» **What to work on**
Print exactly the lines from the first one down to the line containing "var rx = 6, ry", both ends included, with no pictures and nothing else.

» **Data block**
━━━━━━━━━━━━━━━━━━━━━━━━━━━━━━
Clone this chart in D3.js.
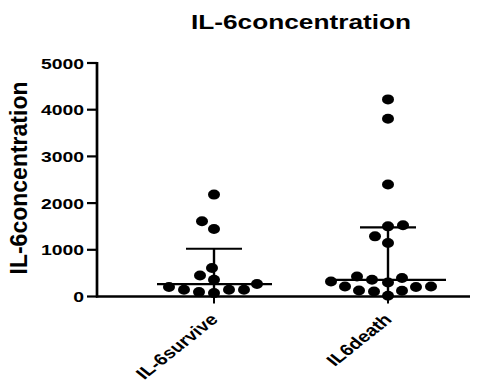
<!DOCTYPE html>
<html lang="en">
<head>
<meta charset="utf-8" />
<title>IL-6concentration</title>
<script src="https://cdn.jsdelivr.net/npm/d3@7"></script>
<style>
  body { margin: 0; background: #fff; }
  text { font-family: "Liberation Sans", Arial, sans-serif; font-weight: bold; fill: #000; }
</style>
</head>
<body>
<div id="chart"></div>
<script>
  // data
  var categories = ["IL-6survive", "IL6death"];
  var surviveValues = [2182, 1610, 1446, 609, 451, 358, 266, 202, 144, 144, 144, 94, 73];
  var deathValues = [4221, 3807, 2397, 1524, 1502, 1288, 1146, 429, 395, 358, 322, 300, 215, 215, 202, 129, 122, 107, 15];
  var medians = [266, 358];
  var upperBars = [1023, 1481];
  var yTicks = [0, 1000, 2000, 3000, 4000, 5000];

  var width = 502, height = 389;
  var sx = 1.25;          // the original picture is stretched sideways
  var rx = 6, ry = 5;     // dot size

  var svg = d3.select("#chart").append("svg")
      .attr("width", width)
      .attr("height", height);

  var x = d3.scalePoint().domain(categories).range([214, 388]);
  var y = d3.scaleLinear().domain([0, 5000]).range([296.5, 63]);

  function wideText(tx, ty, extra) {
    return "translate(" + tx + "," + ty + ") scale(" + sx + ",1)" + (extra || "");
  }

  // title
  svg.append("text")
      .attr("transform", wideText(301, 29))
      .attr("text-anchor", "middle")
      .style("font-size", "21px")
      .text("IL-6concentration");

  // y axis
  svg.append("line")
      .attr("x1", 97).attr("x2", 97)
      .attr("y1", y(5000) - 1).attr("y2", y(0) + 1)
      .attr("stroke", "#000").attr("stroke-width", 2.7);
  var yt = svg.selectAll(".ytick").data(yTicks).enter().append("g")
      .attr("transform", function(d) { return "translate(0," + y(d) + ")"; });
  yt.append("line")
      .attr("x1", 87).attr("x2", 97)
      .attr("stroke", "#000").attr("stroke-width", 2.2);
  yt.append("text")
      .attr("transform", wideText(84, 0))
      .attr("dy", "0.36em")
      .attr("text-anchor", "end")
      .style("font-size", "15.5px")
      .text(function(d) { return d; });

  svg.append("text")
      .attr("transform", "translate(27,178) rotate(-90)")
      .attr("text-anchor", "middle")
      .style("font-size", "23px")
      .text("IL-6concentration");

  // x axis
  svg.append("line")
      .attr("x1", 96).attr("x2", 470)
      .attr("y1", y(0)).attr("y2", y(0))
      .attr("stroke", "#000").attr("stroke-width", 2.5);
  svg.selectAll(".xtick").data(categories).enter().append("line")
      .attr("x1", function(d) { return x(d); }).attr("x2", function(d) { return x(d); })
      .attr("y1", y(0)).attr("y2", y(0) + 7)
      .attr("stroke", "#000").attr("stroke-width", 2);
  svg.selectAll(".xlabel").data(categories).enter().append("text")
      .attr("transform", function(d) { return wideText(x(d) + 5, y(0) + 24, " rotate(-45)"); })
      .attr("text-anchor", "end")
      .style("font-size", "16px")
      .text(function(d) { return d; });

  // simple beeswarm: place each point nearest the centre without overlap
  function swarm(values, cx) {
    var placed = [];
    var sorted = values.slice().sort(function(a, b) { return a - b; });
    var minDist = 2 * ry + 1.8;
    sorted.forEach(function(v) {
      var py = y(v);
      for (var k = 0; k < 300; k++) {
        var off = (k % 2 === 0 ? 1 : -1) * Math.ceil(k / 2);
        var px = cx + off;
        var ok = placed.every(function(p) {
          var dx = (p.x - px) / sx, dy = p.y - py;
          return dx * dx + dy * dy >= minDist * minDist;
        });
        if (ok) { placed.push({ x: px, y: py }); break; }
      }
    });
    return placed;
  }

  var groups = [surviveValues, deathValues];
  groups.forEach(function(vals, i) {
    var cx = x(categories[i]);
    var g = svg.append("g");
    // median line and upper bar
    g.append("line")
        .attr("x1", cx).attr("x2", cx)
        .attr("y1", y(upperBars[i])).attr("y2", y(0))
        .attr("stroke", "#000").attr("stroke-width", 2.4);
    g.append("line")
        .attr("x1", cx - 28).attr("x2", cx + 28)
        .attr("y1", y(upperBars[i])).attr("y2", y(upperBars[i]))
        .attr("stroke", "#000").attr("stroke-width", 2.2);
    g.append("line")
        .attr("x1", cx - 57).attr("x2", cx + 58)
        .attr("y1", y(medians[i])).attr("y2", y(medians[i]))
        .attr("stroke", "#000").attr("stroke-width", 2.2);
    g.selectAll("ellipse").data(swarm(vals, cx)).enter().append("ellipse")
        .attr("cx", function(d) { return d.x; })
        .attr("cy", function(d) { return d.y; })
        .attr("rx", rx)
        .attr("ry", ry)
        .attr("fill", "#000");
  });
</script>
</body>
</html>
━━━━━━━━━━━━━━━━━━━━━━━━━━━━━━
» **Solution for this task**
Clone this chart in D3.js.
<!DOCTYPE html>
<html lang="en">
<head>
<meta charset="utf-8" />
<title>IL-6concentration</title>
<script src="https://cdn.jsdelivr.net/npm/d3@7"></script>
<style>
  body { margin: 0; background: #fff; }
  text { font-family: "Liberation Sans", Arial, sans-serif; font-weight: bold; fill: #000; }
</style>
</head>
<body>
<div id="chart"></div>
<script>
  // data
  var categories = ["IL-6survive", "IL6death"];
  var surviveValues = [2182, 1610, 1446, 609, 451, 358, 266, 202, 144, 144, 144, 94, 73];
  var deathValues = [4221, 3807, 2397, 1524, 1502, 1288, 1146, 429, 395, 358, 322, 300, 215, 215, 202, 129, 122, 107, 15];
  var medians = [266, 358];
  var upperBars = [1023, 1481];
  var yTicks = [0, 1000, 2000, 3000, 4000, 5000];

  var width = 502, height = 389;
  var sx = 1.25;          // the original picture is stretched sideways
  var rx = 6, ry = 5;     // dot size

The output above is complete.